Although the ECB was not quite aggressive in its statement as the Bank of England, its decision to provide “forward guidance” for the first time was a far more significant institutional volte-face. By indicating that [the ECB] expects the key ECB interest rates to remain at present or lower levels for an extended period of time”, not only did Draghi throw out the window the old mantra of “we never pre-commit”, but he also indicated that lower (and negative) rates were more likely than consensus had expected.
As in the UK, the shift in ECB policy overshadowed macroeconomic news. These were mildly positive, though far less so than across the channel. The June composite PMI business sentiment indicator rose one point, but at 48.7 is still consistent with mild contraction in Eurozone GDP. We expect stabilization in European GDP this quarter, though that will not be enough to pull Europe out of its perma-cession. At any rate, the divergence in economic performance across the Atlantic is now matched by an equally stark divergence in central bank policies and outlook, and we expect the trend towards a lower Euro vs. the greenback to continue.

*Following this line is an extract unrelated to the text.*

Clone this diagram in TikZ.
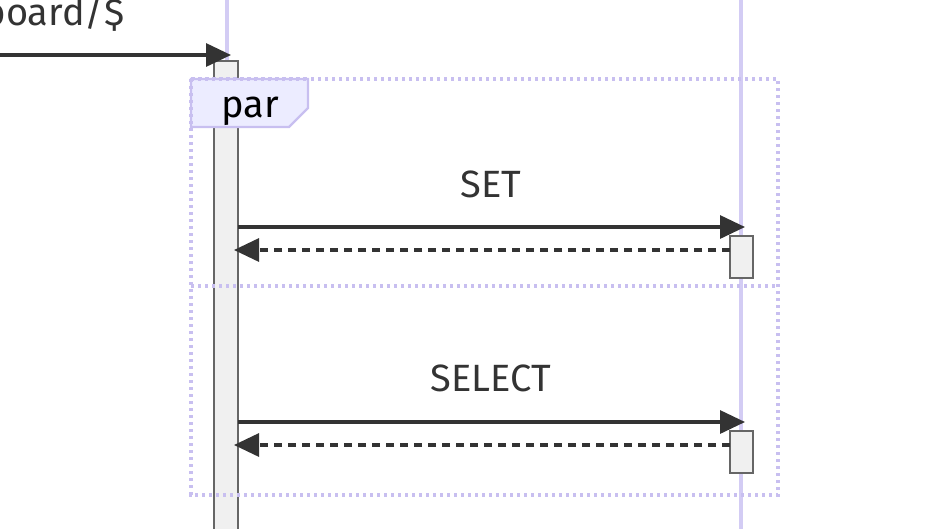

Any hopes investors in the US may have had for a quiet 4th of July holiday weekend were dashed, first by the BoE and the ECB, and then on Friday by a very solid payroll report. The latter provided yet more solid, though unspectacular, proof that the US economic expansion is proceeding apace, and therefore the Federal reserve will almost certainly start tapering off its third round of quantitative easing in September. Job gains are now averaging over 200,000 per month for the last six months, which is solidly above the growth of the labour force and therefore sufficient to bring about the steady reduction in unemployment that the Fed wants to see. Our forecast of 2.5-3% growth for the US economy looks on track, as does our long-standing bullishness on the greenback.